┏━━

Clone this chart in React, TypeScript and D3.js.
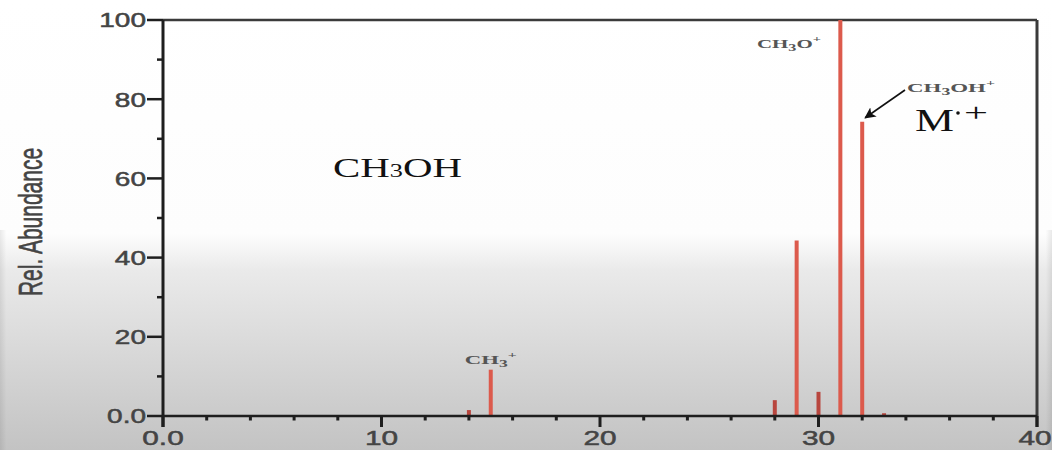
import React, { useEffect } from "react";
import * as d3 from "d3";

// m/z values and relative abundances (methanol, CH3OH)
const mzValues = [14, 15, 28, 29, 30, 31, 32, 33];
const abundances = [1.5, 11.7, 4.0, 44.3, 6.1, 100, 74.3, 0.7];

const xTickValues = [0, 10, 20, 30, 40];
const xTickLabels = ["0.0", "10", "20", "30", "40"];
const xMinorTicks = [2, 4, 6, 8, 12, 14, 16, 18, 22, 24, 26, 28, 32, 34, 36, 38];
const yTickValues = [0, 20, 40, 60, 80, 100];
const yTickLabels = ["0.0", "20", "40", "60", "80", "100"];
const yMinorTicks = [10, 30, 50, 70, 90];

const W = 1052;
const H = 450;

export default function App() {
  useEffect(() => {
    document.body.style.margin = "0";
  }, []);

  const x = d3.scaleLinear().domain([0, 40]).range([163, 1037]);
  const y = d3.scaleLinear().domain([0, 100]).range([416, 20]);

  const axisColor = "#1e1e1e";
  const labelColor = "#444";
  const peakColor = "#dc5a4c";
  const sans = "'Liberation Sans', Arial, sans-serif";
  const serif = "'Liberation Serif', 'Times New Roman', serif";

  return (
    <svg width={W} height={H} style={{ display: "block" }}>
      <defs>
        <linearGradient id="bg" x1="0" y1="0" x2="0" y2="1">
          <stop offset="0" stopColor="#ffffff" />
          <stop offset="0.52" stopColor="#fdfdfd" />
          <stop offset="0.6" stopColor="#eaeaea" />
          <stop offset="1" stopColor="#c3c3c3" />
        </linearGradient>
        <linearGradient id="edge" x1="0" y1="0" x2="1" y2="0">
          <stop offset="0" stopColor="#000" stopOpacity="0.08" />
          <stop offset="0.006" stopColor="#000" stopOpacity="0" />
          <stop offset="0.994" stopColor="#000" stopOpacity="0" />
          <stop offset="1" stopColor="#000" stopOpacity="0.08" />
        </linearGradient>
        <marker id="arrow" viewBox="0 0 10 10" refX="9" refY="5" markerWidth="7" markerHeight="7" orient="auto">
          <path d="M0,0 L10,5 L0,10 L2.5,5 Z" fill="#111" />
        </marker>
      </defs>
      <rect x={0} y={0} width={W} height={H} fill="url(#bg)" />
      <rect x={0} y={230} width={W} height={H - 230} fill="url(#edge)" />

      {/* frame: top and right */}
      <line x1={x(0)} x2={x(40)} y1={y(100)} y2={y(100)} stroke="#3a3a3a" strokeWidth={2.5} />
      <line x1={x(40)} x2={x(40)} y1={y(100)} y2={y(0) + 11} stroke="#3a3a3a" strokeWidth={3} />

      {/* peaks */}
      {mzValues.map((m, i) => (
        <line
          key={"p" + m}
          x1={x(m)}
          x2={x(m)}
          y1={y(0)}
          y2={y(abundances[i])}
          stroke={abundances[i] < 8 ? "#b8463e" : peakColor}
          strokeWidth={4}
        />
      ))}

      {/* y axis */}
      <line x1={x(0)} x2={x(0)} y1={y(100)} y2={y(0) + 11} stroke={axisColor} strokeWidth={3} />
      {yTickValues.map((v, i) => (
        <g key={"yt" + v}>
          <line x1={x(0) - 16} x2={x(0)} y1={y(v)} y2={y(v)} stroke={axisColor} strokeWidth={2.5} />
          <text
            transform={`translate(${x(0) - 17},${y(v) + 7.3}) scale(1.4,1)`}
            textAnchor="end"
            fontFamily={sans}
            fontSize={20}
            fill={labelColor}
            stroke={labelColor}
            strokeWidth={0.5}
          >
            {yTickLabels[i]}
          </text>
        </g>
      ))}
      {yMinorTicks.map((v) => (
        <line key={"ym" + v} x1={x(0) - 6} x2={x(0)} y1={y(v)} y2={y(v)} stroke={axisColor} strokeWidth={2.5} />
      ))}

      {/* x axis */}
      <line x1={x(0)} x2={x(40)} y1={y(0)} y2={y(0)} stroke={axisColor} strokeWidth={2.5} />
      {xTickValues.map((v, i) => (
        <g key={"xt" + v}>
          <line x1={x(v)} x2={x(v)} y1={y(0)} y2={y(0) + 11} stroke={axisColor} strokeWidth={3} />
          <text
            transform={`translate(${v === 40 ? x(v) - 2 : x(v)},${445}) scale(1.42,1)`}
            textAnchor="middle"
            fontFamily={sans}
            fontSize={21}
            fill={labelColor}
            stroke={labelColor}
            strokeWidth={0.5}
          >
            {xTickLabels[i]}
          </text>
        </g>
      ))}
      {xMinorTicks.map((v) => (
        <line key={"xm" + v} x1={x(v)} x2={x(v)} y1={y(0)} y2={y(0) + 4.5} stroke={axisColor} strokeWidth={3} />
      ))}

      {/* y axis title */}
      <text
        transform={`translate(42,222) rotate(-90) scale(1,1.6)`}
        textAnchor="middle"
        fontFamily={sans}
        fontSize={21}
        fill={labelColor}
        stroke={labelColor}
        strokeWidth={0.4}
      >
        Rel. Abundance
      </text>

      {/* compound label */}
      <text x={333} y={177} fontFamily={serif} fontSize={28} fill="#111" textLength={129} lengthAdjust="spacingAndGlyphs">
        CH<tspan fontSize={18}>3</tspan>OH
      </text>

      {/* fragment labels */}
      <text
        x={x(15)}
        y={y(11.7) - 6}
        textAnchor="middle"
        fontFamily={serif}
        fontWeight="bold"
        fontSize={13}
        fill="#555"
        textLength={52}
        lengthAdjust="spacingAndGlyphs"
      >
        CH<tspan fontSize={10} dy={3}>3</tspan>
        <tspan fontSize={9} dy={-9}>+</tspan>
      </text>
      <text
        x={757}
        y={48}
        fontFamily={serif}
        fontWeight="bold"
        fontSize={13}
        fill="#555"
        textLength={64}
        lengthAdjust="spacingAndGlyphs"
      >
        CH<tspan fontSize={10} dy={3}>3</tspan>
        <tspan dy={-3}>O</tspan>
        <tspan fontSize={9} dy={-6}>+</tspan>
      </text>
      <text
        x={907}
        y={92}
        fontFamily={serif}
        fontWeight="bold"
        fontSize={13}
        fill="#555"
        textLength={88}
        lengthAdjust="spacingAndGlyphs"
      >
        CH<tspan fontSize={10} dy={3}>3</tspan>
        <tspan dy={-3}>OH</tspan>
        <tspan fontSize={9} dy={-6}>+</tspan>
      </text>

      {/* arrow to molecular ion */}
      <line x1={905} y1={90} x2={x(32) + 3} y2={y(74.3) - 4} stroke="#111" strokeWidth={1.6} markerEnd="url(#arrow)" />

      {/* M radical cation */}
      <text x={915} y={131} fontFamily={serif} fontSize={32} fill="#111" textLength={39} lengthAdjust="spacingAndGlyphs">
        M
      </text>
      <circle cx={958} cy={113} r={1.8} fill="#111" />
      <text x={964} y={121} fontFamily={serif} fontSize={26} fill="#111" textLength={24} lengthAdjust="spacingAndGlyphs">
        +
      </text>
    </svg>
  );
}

┗━━

PROBLEM REQUIREMENTS:
All the material shown above is to be copied exactly, with no pictures carried over.

SOLUTION:
Clone this chart in React, TypeScript and D3.js.
import React, { useEffect } from "react";
import * as d3 from "d3";

// m/z values and relative abundances (methanol, CH3OH)
const mzValues = [14, 15, 28, 29, 30, 31, 32, 33];
const abundances = [1.5, 11.7, 4.0, 44.3, 6.1, 100, 74.3, 0.7];

const xTickValues = [0, 10, 20, 30, 40];
const xTickLabels = ["0.0", "10", "20", "30", "40"];
const xMinorTicks = [2, 4, 6, 8, 12, 14, 16, 18, 22, 24, 26, 28, 32, 34, 36, 38];
const yTickValues = [0, 20, 40, 60, 80, 100];
const yTickLabels = ["0.0", "20", "40", "60", "80", "100"];
const yMinorTicks = [10, 30, 50, 70, 90];

const W = 1052;
const H = 450;

export default function App() {
  useEffect(() => {
    document.body.style.margin = "0";
  }, []);

  const x = d3.scaleLinear().domain([0, 40]).range([163, 1037]);
  const y = d3.scaleLinear().domain([0, 100]).range([416, 20]);

  const axisColor = "#1e1e1e";
  const labelColor = "#444";
  const peakColor = "#dc5a4c";
  const sans = "'Liberation Sans', Arial, sans-serif";
  const serif = "'Liberation Serif', 'Times New Roman', serif";

  return (
    <svg width={W} height={H} style={{ display: "block" }}>
      <defs>
        <linearGradient id="bg" x1="0" y1="0" x2="0" y2="1">
          <stop offset="0" stopColor="#ffffff" />
          <stop offset="0.52" stopColor="#fdfdfd" />
          <stop offset="0.6" stopColor="#eaeaea" />
          <stop offset="1" stopColor="#c3c3c3" />
        </linearGradient>
        <linearGradient id="edge" x1="0" y1="0" x2="1" y2="0">
          <stop offset="0" stopColor="#000" stopOpacity="0.08" />
          <stop offset="0.006" stopColor="#000" stopOpacity="0" />
          <stop offset="0.994" stopColor="#000" stopOpacity="0" />
          <stop offset="1" stopColor="#000" stopOpacity="0.08" />
        </linearGradient>
        <marker id="arrow" viewBox="0 0 10 10" refX="9" refY="5" markerWidth="7" markerHeight="7" orient="auto">
          <path d="M0,0 L10,5 L0,10 L2.5,5 Z" fill="#111" />
        </marker>
      </defs>
      <rect x={0} y={0} width={W} height={H} fill="url(#bg)" />
      <rect x={0} y={230} width={W} height={H - 230} fill="url(#edge)" />

      {/* frame: top and right */}
      <line x1={x(0)} x2={x(40)} y1={y(100)} y2={y(100)} stroke="#3a3a3a" strokeWidth={2.5} />
      <line x1={x(40)} x2={x(40)} y1={y(100)} y2={y(0) + 11} stroke="#3a3a3a" strokeWidth={3} />

      {/* peaks */}
      {mzValues.map((m, i) => (
        <line
          key={"p" + m}
          x1={x(m)}
          x2={x(m)}
          y1={y(0)}
          y2={y(abundances[i])}
          stroke={abundances[i] < 8 ? "#b8463e" : peakColor}
          strokeWidth={4}
        />
      ))}

      {/* y axis */}
      <line x1={x(0)} x2={x(0)} y1={y(100)} y2={y(0) + 11} stroke={axisColor} strokeWidth={3} />
      {yTickValues.map((v, i) => (
        <g key={"yt" + v}>
          <line x1={x(0) - 16} x2={x(0)} y1={y(v)} y2={y(v)} stroke={axisColor} strokeWidth={2.5} />
          <text
            transform={`translate(${x(0) - 17},${y(v) + 7.3}) scale(1.4,1)`}
            textAnchor="end"
            fontFamily={sans}
            fontSize={20}
            fill={labelColor}
            stroke={labelColor}
            strokeWidth={0.5}
          >
            {yTickLabels[i]}
          </text>
        </g>
      ))}
      {yMinorTicks.map((v) => (
        <line key={"ym" + v} x1={x(0) - 6} x2={x(0)} y1={y(v)} y2={y(v)} stroke={axisColor} strokeWidth={2.5} />
      ))}

      {/* x axis */}
      <line x1={x(0)} x2={x(40)} y1={y(0)} y2={y(0)} stroke={axisColor} strokeWidth={2.5} />
      {xTickValues.map((v, i) => (
        <g key={"xt" + v}>
          <line x1={x(v)} x2={x(v)} y1={y(0)} y2={y(0) + 11} stroke={axisColor} strokeWidth={3} />
          <text
            transform={`translate(${v === 40 ? x(v) - 2 : x(v)},${445}) scale(1.42,1)`}
            textAnchor="middle"
            fontFamily={sans}
            fontSize={21}
            fill={labelColor}
            stroke={labelColor}
            strokeWidth={0.5}
          >
            {xTickLabels[i]}
          </text>
        </g>
      ))}
      {xMinorTicks.map((v) => (
        <line key={"xm" + v} x1={x(v)} x2={x(v)} y1={y(0)} y2={y(0) + 4.5} stroke={axisColor} strokeWidth={3} />
      ))}

      {/* y axis title */}
      <text
        transform={`translate(42,222) rotate(-90) scale(1,1.6)`}
        textAnchor="middle"
        fontFamily={sans}
        fontSize={21}
        fill={labelColor}
        stroke={labelColor}
        strokeWidth={0.4}
      >
        Rel. Abundance
      </text>

      {/* compound label */}
      <text x={333} y={177} fontFamily={serif} fontSize={28} fill="#111" textLength={129} lengthAdjust="spacingAndGlyphs">
        CH<tspan fontSize={18}>3</tspan>OH
      </text>

      {/* fragment labels */}
      <text
        x={x(15)}
        y={y(11.7) - 6}
        textAnchor="middle"
        fontFamily={serif}
        fontWeight="bold"
        fontSize={13}
        fill="#555"
        textLength={52}
        lengthAdjust="spacingAndGlyphs"
      >
        CH<tspan fontSize={10} dy={3}>3</tspan>
        <tspan fontSize={9} dy={-9}>+</tspan>
      </text>
      <text
        x={757}
        y={48}
        fontFamily={serif}
        fontWeight="bold"
        fontSize={13}
        fill="#555"
        textLength={64}
        lengthAdjust="spacingAndGlyphs"
      >
        CH<tspan fontSize={10} dy={3}>3</tspan>
        <tspan dy={-3}>O</tspan>
        <tspan fontSize={9} dy={-6}>+</tspan>
      </text>
      <text
        x={907}
        y={92}
        fontFamily={serif}
        fontWeight="bold"
        fontSize={13}
        fill="#555"
        textLength={88}
        lengthAdjust="spacingAndGlyphs"
      >
        CH<tspan fontSize={10} dy={3}>3</tspan>
        <tspan dy={-3}>OH</tspan>
        <tspan fontSize={9} dy={-6}>+</tspan>
      </text>

      {/* arrow to molecular ion */}
      <line x1={905} y1={90} x2={x(32) + 3} y2={y(74.3) - 4} stroke="#111" strokeWidth={1.6} markerEnd="url(#arrow)" />

      {/* M radical cation */}
      <text x={915} y={131} fontFamily={serif} fontSize={32} fill="#111" textLength={39} lengthAdjust="spacingAndGlyphs">
        M
      </text>
      <circle cx={958} cy={113} r={1.8} fill="#111" />
      <text x={964} y={121} fontFamily={serif} fontSize={26} fill="#111" textLength={24} lengthAdjust="spacingAndGlyphs">
        +
      </text>
    </svg>
  );
}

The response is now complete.